Roper slaying part of domestic fatalities spike.
Thursday, March 13, 2008
Macheel Roper, who endured years of physical abuse at the hands of her husband, became a statistic last week. But not how you might think.
Murder charges were dismissed against the CSU Monterey Bay student and mother of two during a preliminary hearing. Judge Terrance Duncan determined Roper acted in self-defense in what he called a “classic case” of spousal abuse.
Roper, 40, was charged in the fatal stabbing of her husband, Christopher, last December at their home in university student housing. He was punching her and she fled to the kitchen, grabbing a knife to defend herself. Her husband lunged at her and he ended up dead.
Death in a domestic violence situation is not uncommon, but most often, it’s the woman. No trial is rare.
“It’s very unusual for a first–degree murder case to get dismissed in a preliminary hearing,” says Monterey County Public Defender Jim Egar, who represented Roper. “I’ve been doing this for 30 years and this has never happened [for me].”
The Monterey County District Attorney’s Office had argued that Roper’s response to her husband’s attack was not warranted, given she had handled his past assaults.
“You have to look at what was different this time,” says Charles Olvis, managing deputy DA for the office’s domestic violence unit. “We felt [the fatal stabbing] was not a reasonable response based on what had happened before.”
Roper, who is trying to get on with her life and finish school, declined to be interviewed.
Domestic violence homicides are becoming more familiar to local DAs. Three pending cases involve fatalities, and authorities are seeking more evidence in another one.
“Yeah, it’s a little high,” Olvis acknowledges of the number of fatalities, saying he can’t point to any particular reason why.

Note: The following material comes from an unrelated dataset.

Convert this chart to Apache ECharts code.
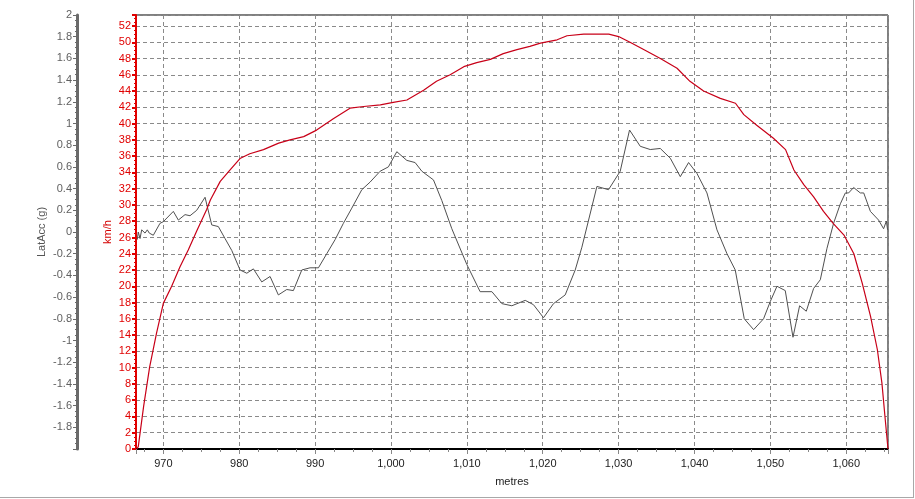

He notes that domestic violence cases increased in the county between 2006 and 2008, and adds there are four deputy DAs assigned to the domestic violence unit, one more than to the gang unit.
“That’s because we have a much higher volume of cases,” says Olvis, who has been in charge of the unit for seven years. One reason is gang cases are filed as felonies, 160 last year. Domestic violence cases cover felonies and misdemeanors.
According to the state Attorney General’s office, Monterey County had one domestic violence fatality in each of 2002 and 2003, zero in 2004 and 2005, and two in 2006.
Statewide, domestic violence-related homicides totaled 181 in 2002; 187 in 2003; 163 in 2004; 160 in 2005 and 141 in 2006.
The overall number of domestic violence cases referred last year to the DA’s office was 1,616, Olvis says. Of those, 221 were felonies and 1,395 were misdemeanors. The office rejects about 30 percent of the cases for lack of proof.
Help is available for victims of domestic violence in the county from shelters, hotlines and counseling centers. But many victims don’t take advantage of what’s offered, perhaps out of ignorance, shame or fear. And even if someone summons the courage to leave a bad situation, that might not be enough.
“Getting help and getting out doesn’t mean you are safe,” says Rita Smith, executive director of the Denver-based National Coalition Against Domestic Violence. “A number of women are murdered after getting away.”
Smith believes most people know help is available. The problem, she says, is that a victim of domestic violence first must acknowledge what is happening.
Often the abuser will make excuses for bad behavior. But once a victim gets past the excuses, Smith says, “then you have to believe your are going to succeed at getting out. Most of the time that belief has been effectively undermined by the way the perpetrator has treated [the victim]. It is a monumental step that people take to call for assistance.”
Her organization encourages people to get restraining orders, but says the system doesn’t do a good job enforcing them.
“If [a victim] calls every time and [the police] respond every time, and there are consequences every time, [the violence] might stop,’’ Smith says.
Roper had a restraining order, but asked that it be lifted, a common occurrence, Olvis says, because victims often want to keep their relationship together.
At the same time, he says, “We see a lot of cases of violating restraining orders.” Last year, his office filed 163 such cases.
Smith fears the weakening economy will exacerbate domestic violence situations.
“Anytime you put additional pressure on someone who deals badly with stress anyway, it is going to make it more likely that there will be negative outcomes,” Smith says.
Neighbors, family and friends should act if they notice increasing violence, and law enforcement needs to recognize the same signs, she says.
“My experience is that if we don’t respond, the violence escalates,” Smith says, “and there is the potential it will turn into a homicide.”